Written by Pamela Yu, Special Counsel for Compliance and Research
Federal credit unions may offer long-term mortgage loans of up to 40 years to their members. You may wonder if this means that a member can obtain more than one long-term residential mortgage loan from their credit union—say, for the purchase of a second home that they would like to reside in half of the time.
The Federal Credit Union Act (FCU Act) and NCUA’s general lending regulation permit federal credit unions to make first-lien, long-term residential real estate loans with maturities of up to 40 years on a one-to-four-family dwelling “that is or will be the principal residence of the member-borrower.” 12 U.S.C. 1757(5)(A)(i); 12 C.F.R. §701.21(g)(2) (Emphasis added).
It is important to understand that the long-term mortgage authority only applies to a loan to finance the purchase of "the principal residence" of the member-borrower. NCUA has long held that the word "principal" is singular. By definition, there can be no second "principal" home. This means a member can only have one principal residence at a given time. As such, a 40-year long-term loan to finance a member's secondary principal residence is not permissible. See, NCUA Legal Opinion 92-0330.
A federal credit union may, however, make more than one long-term residential mortgage loan to the same member-borrower under certain circumstances. The statute requires that the dwelling "is or will be" the member-borrower's principal residence. NCUA has interpreted this language to mean that a federal credit union may also finance a future principal residence under the long-term mortgage authority. Thus, a member that already has a long-term mortgage loan from the credit union could obtain an additional long-term mortgage loan to purchase a second home if that home is intended to be the future principal residence of the member. See, NCUA Legal Opinion 10-0729. A federal credit union must determine if the "principal residence" requirement is met—that is, the member intends to establish the dwelling as their principal residence in the future—at the time of the loan's origination.
If the proper intent is there when the loan was made, there is no obligation for the member-borrower to make the dwelling their principal residence within any certain timeframe.

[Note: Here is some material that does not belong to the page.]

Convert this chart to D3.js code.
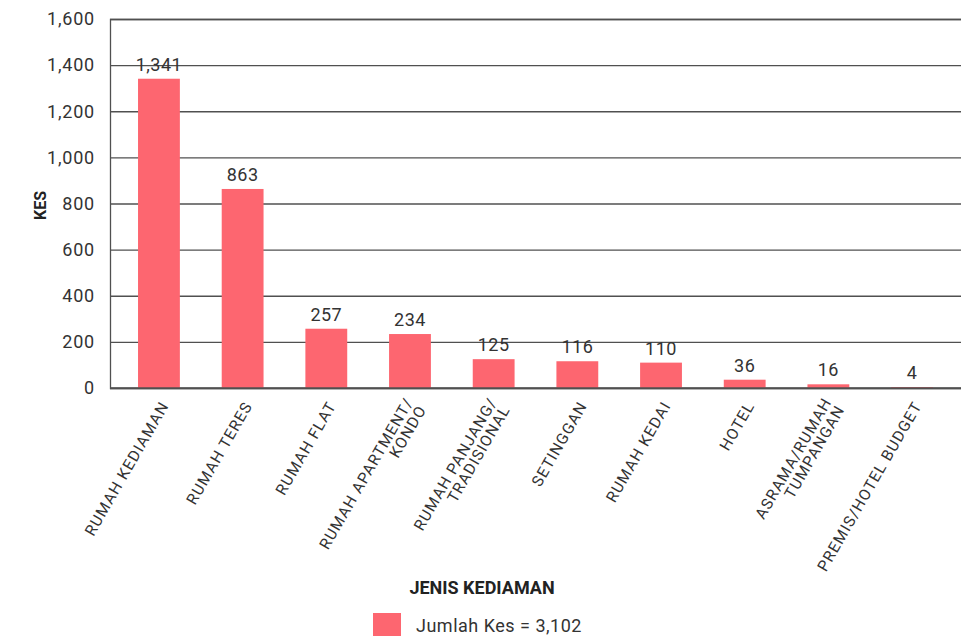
<!DOCTYPE html>
<html><head><meta charset="utf-8">
<script src="https://cdn.jsdelivr.net/npm/d3@7/dist/d3.min.js"></script>
<style>
html,body{margin:0;padding:0;background:#fff;}
svg{display:block;font-family:Roboto, "Noto Sans", sans-serif;}
</style></head>
<body>
<svg id="chart" width="961" height="636"></svg>
<script>
const categories = [
  ["RUMAH KEDIAMAN"],
  ["RUMAH TERES"],
  ["RUMAH FLAT"],
  ["RUMAH APARTMENT/", "KONDO"],
  ["RUMAH PANJANG/", "TRADISIONAL"],
  ["SETINGGAN"],
  ["RUMAH KEDAI"],
  ["HOTEL"],
  ["ASRAMA/RUMAH", "TUMPANGAN"],
  ["PREMIS/HOTEL BUDGET"]
];
const values = [1341, 863, 257, 234, 125, 116, 110, 36, 16, 4];
const yTicks = [0, 200, 400, 600, 800, 1000, 1200, 1400, 1600];
const yTitle = "KES";
const xTitle = "JENIS KEDIAMAN";
const legendLabel = "Jumlah Kes = 3,102";

const svg = d3.select("#chart");
const W = 961, H = 636;
const m = {left: 110, right: 0, top: 19, bottom: 248};
const barColor = "#fd6670";
const textColor = "#333";

const x = d3.scaleBand()
  .domain(categories.map((d, i) => i))
  .range([m.left, W - m.right])
  .paddingInner(0.5)
  .paddingOuter(0.335);

const y = d3.scaleLinear().domain([0, 1600]).range([H - m.bottom, m.top]);

// gridlines + y axis
const yAxis = d3.axisLeft(y).tickValues(yTicks).tickFormat(d3.format(",")).tickSize(-(W - m.left)).tickPadding(15);
const gy = svg.append("g").attr("transform", `translate(${m.left},0)`).call(yAxis);
gy.select(".domain").attr("stroke", "#505050").attr("stroke-width", 1.3);
gy.selectAll(".tick line").attr("stroke", "#505050").attr("stroke-width", 1.3);
gy.selectAll(".tick text").attr("fill", textColor).attr("font-size", 18)
  .attr("font-family", "Roboto, sans-serif").attr("letter-spacing", 0.8);

// bars
svg.append("g").selectAll("rect").data(values).join("rect")
  .attr("x", (d, i) => x(i))
  .attr("width", x.bandwidth())
  .attr("y", d => y(d))
  .attr("height", d => y(0) - y(d))
  .attr("fill", barColor);

// value labels
svg.append("g").selectAll("text").data(values).join("text")
  .attr("x", (d, i) => x(i) + x.bandwidth() / 2)
  .attr("y", d => y(d) - 8)
  .attr("text-anchor", "middle")
  .attr("fill", textColor)
  .attr("font-size", 18)
  .attr("letter-spacing", 0.5)
  .text(d => d3.format(",")(d));

// x axis line on top of bars
svg.append("line").attr("x1", m.left).attr("x2", W).attr("y1", y(0)).attr("y2", y(0))
  .attr("stroke", "#505050").attr("stroke-width", 1.3);

// x tick labels (rotated, end-anchored, multi-line centred on the tick)
const lineH = 15;
const xl = svg.append("g").selectAll("text").data(categories).join("text")
  .attr("transform", (d, i) => `translate(${x(i) + x.bandwidth() / 2 + 6},${y(0) + 15}) rotate(-60)`)
  .attr("text-anchor", "end")
  .attr("fill", textColor)
  .attr("font-size", 15.5)
  .attr("letter-spacing", 1.1);
xl.each(function(d) {
  const t = d3.select(this);
  const n = d.length;
  d.forEach((line, j) => {
    t.append("tspan").attr("x", 0).attr("y", (j - (n - 1) / 2) * lineH + 5).text(line);
  });
});

// titles
svg.append("text").attr("transform", `translate(46,${(m.top + y(0)) / 2 + 2}) rotate(-90)`)
  .attr("text-anchor", "middle").attr("font-weight", "bold").attr("font-size", 16).attr("fill", "#222").text(yTitle);
svg.append("text").attr("x", 482).attr("y", 594)
  .attr("text-anchor", "middle").attr("font-weight", "bold").attr("font-size", 18).attr("fill", "#222").text(xTitle);

// legend
svg.append("rect").attr("x", 373).attr("y", 613).attr("width", 28).attr("height", 23).attr("fill", barColor);
svg.append("text").attr("x", 416).attr("y", 632).attr("font-size", 18).attr("letter-spacing", 0.5).attr("fill", textColor).text(legendLabel);
</script>
</body></html>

In the preamble to the 1983 proposed lending rule, NCUA noted that:
[t]he statutory requirement that the dwelling “is or will be” the principal residence of the member . . . would not require that the member occupy the dwelling within a certain time after the loan is made . . .
See, 48 Fed. Reg. 52475 (Nov. 18, 1983).
Accordingly, so long as the dwelling “will be” or is intended to be the principal residence of the member-borrower at some point in the future, the loan qualifies for the long-term maturity limit.
In addition, NCUA has indicated that a member may allow an individual, including a nonmember, to reside in the future principal residence until such time as the member-borrower occupies the dwelling as their principal residence. The member's future principal residence may also be rented out for income and investment purposes during the interim period without violating the maturity limit rule. See, NCUA Legal Opinion Letter 10-0729.
Federal credit unions offering 40-year long-term principal residence loans should keep in mind that, to qualify for this maturity, the loans must meet additional criteria as set forth in the rule, including specific loan application requirements and compliance with lien and territory requirements, as well as others. In addition, the loan must be secured by a perfected first lien in favor of the credit union on the dwelling (or a perfected first security interest in the case of either a residential cooperative or a leasehold or ground rent estate). Credit unions offering 40-year mortgage loans should ensure they are familiar with the full regulatory requirements regarding long-term mortgages in 12 C.F.R. § 701.21(g).